I carefully watched the Apple Store web site and finally decided that a Sunday morning visit to the Arden Fair Apple Store was going to be my best bet at acquiring the treasured device. When I arrived the line was only about twenty deep, so it looked like luck was on my side. After about an hour wait for the store to open, and watching the line behind me grow, my prospects began to brighten. An Apple Store employee handed each of us early arrivals a ticket, essentially guaranteeing that we would get one of the elusive gadgets.
As I walked out of the store with my new phone activated, I couldn’t wait to try out all the features that I had been reading about. We hopped in the car, and took a drive up to Williams, to breakfast at Granzella’s Restaurant. The iPhone Maps application showed me exactly where we were, and for sake of adventure, we took the less-traveled route back home, just to see if it could keep up with us. It did not fail us.
Upon returning home, I began loading some of my vast music library onto it, and it soon became my constant companion, especially on my hour long commute to work via bus and train. Music, web, e-mail, books, video, games and other apps. It could do it all; the perfect distraction to whatever else was going on. Ah, my downfall. But you heard that, already. What you didn’t hear about was the iPhone’s continuing adventure, once it left my possession.
I’ll let iPhone tell you about it (dial tone). Hmm, it appears he’s worn out and apparently has gone to sleep. I don’t think he’ll mind if I continued.
I imagine he probably saw me through his camera lens as I fell, and he watched as the doors of the train closed and pulled away. He was on his way to parts unknown at a rapid pace.
His new master treated him roughly, punching at the screen, trying to get in some free long-distance calls. It was obvious he didn’t know his way around, and iPhone wasn’t talking.
But wait, now he was back on the Light Rail. Returning to the scene of the crime? How is that a good idea?
And now the Young Fool was back to his old tricks, harassing other passengers and generally making more trouble. iPhone had had enough, and decided to try psychic means of communication. Apparently, reaching me as I was suffering in the ER, he gave me the idea to have the phone service shut off. I asked my wife to call AT&T, she explained the loss, and they immediately cut off the phone service. My iPhone was gone, but at least I wouldn’t be accruing additional insult on top of injury.
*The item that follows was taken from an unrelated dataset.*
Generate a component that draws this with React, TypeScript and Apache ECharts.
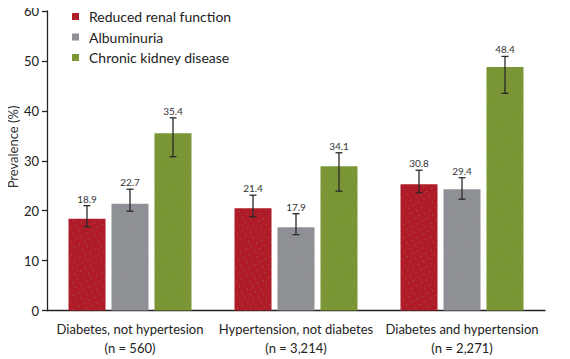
import React, { useEffect, useRef } from "react";
import * as echarts from "echarts";

const categories = [
  "Diabetes, not hypertesion\n(n = 560)",
  "Hypertension, not diabetes\n(n = 3,214)",
  "Diabetes and hypertension\n(n = 2,271)",
];
const seriesNames = ["Reduced renal function", "Albuminuria", "Chronic kidney disease"];

const reducedValues = [18.4, 20.5, 25.3];
const reducedLow = [16.8, 18.8, 23.6];
const reducedHigh = [21.0, 23.1, 28.1];
const reducedLabels = ["18.9", "21.4", "30.8"];

const albuminValues = [21.4, 16.7, 24.3];
const albuminLow = [19.9, 15.2, 22.3];
const albuminHigh = [24.3, 19.4, 26.6];
const albuminLabels = ["22.7", "17.9", "29.4"];

const ckdValues = [35.5, 28.9, 48.8];
const ckdLow = [30.8, 23.9, 43.5];
const ckdHigh = [38.6, 31.6, 50.9];
const ckdLabels = ["35.4", "34.1", "48.4"];

const colors = ["#B01B29", "#8F9095", "#7A9533"];
const dotColors = ["rgba(120,170,90,0.55)", "rgba(150,175,200,0.5)", "rgba(200,170,150,0.35)"];

const FONT = "Lato, 'Noto Sans', sans-serif";
const BAR_W = 37;
const BAR_GAP = 6;

export default function App() {
  const ref = useRef<HTMLDivElement>(null);
  useEffect(() => {
    if (!ref.current) return;
    const chart = echarts.init(ref.current, null, { renderer: "svg" });
    const values = [reducedValues, albuminValues, ckdValues];
    const lows = [reducedLow, albuminLow, ckdLow];
    const highs = [reducedHigh, albuminHigh, ckdHigh];
    const labels = [reducedLabels, albuminLabels, ckdLabels];

    const barSeries = values.map((v, s) => ({
      name: seriesNames[s],
      type: "bar",
      data: v,
      barWidth: BAR_W,
      barGap: ((BAR_GAP / BAR_W) * 100).toFixed(1) + "%",
      itemStyle: {
        color: colors[s],
        decal: {
          symbol: "rect",
          symbolSize: 1,
          color: dotColors[s],
          dashArrayX: [1, 5],
          dashArrayY: [1, 5],
          rotation: -0.5,
        },
      },
      z: 2,
    }));

    const errSeries = values.map((_, s) => ({
      type: "custom",
      name: seriesNames[s] + " err",
      data: categories.map((_, i) => [i, lows[s][i], highs[s][i]]),
      encode: { x: 0, y: [1, 2] },
      z: 5,
      silent: true,
      renderItem: (params: any, api: any) => {
        const i = api.value(0);
        const lo = api.coord([i, api.value(1)]);
        const hi = api.coord([i, api.value(2)]);
        const x = lo[0] + (s - 1) * (BAR_W + BAR_GAP);
        const cap = 3.5;
        const st = { stroke: "#2a2a2a", lineWidth: 1.3 };
        return {
          type: "group",
          children: [
            { type: "line", shape: { x1: x, y1: lo[1], x2: x, y2: hi[1] }, style: st },
            { type: "line", shape: { x1: x - cap, y1: lo[1], x2: x + cap, y2: lo[1] }, style: st },
            { type: "line", shape: { x1: x - cap, y1: hi[1], x2: x + cap, y2: hi[1] }, style: st },
            {
              type: "text",
              x: x,
              y: hi[1] - 7,
              style: {
                text: labels[s][params.dataIndex],
                fontSize: 10,
                fontFamily: FONT,
                fill: "#333",
                align: "center",
                verticalAlign: "middle",
              },
            },
          ],
        };
      },
    }));

    chart.setOption({
      animation: false,
      textStyle: { fontFamily: FONT },
      grid: { left: 47, right: 25, top: 11, bottom: 48.5, containLabel: false },
      legend: {
        data: seriesNames,
        orient: "vertical",
        left: 72,
        top: 9,
        padding: 0,
        itemWidth: 7,
        itemHeight: 7,
        itemGap: 5.5,
        icon: "rect",
        textStyle: {
          fontSize: 14,
          color: "#222",
          fontFamily: FONT,
          lineHeight: 15,
          padding: [0, 0, 0, 5],
        },
      },
      xAxis: {
        type: "category",
        data: categories,
        axisLine: { lineStyle: { color: "#222", width: 1.3 } },
        axisTick: { length: 4, lineStyle: { color: "#222", width: 1.3 } },
        axisLabel: {
          interval: 0,
          fontSize: 13,
          lineHeight: 19,
          color: "#222",
          margin: 9,
          fontFamily: FONT,
        },
      },
      yAxis: {
        type: "value",
        min: 0,
        max: 60,
        interval: 10,
        splitLine: { show: false },
        axisLine: { show: true, lineStyle: { color: "#222", width: 1.3 } },
        axisTick: { show: true, length: 5, lineStyle: { color: "#222", width: 1.3 } },
        axisLabel: { fontSize: 13, color: "#222", margin: 8, fontFamily: FONT },
      },
      graphic: [
        {
          type: "text",
          x: 13,
          y: 147,
          rotation: Math.PI / 2,
          style: {
            text: "Prevalence (%)",
            fontSize: 13,
            fontFamily: FONT,
            fill: "#333",
            align: "center",
            verticalAlign: "middle",
          },
        },
      ],
      series: [...barSeries, ...errSeries],
    });
    return () => chart.dispose();
  }, []);
  return <div ref={ref} style={{ width: 570, height: 359, marginLeft: -8, marginTop: -8 }} />;
}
iPhone’s psychic abilities only increased more once the distraction of listening for incoming calls went away, and he convinced Young Fool to get into a face-off with Big Burly, another passenger on the train. The two argued and exited the train, Big Burly pulled a gun on Young Fool, and shot him in the leg. Big Burly ran off into the neighborhood, and Young Fool waited for law enforcement to arrive. He was now the victim. Taking out iPhone, he stripped down his pants, and took two photos of his injuries on the back of his thigh.
When the police arrived, they noticed that some things didn’t quite add up. Young Fool was injured, but all he could talk about was “Where’s my iPhone. Where’s my iPhone?” The officer on duty recalled an earlier report about a Light Rail iPhone theft, and began putting two and two together, and discovered that the iPhone in Young Fool’s possession was not his own. Young Fool was arrested, and the iPhone was confiscated.
By this time, my wife and I were on our way home, when her cell phone rang. I answered it, and it was the Sacramento County Sheriff who recovered the phone. “I think we have your iPhone,” he told me. I was in shock. How was this even possible? He arranged to meet us at our home later that afternoon.
I called our son at home, to tell him the good news about the recovered phone. He had just seen a news report about a light rail incident in which a passenger had been shot by another. The report focused on the fact that the poor fellow was another victim of undeserved violence.
Meanwhile, iPhone was still trying to see justice served. He remembered the women from the train earlier in the day, and put it in her mind to contact the TV station and let them know there was more to the story than met the eye. Soon after iPhone reunited with me, a TV crew was at my house to hear the story of a theft, injury and recovery, and I, once a victim, was now the victor.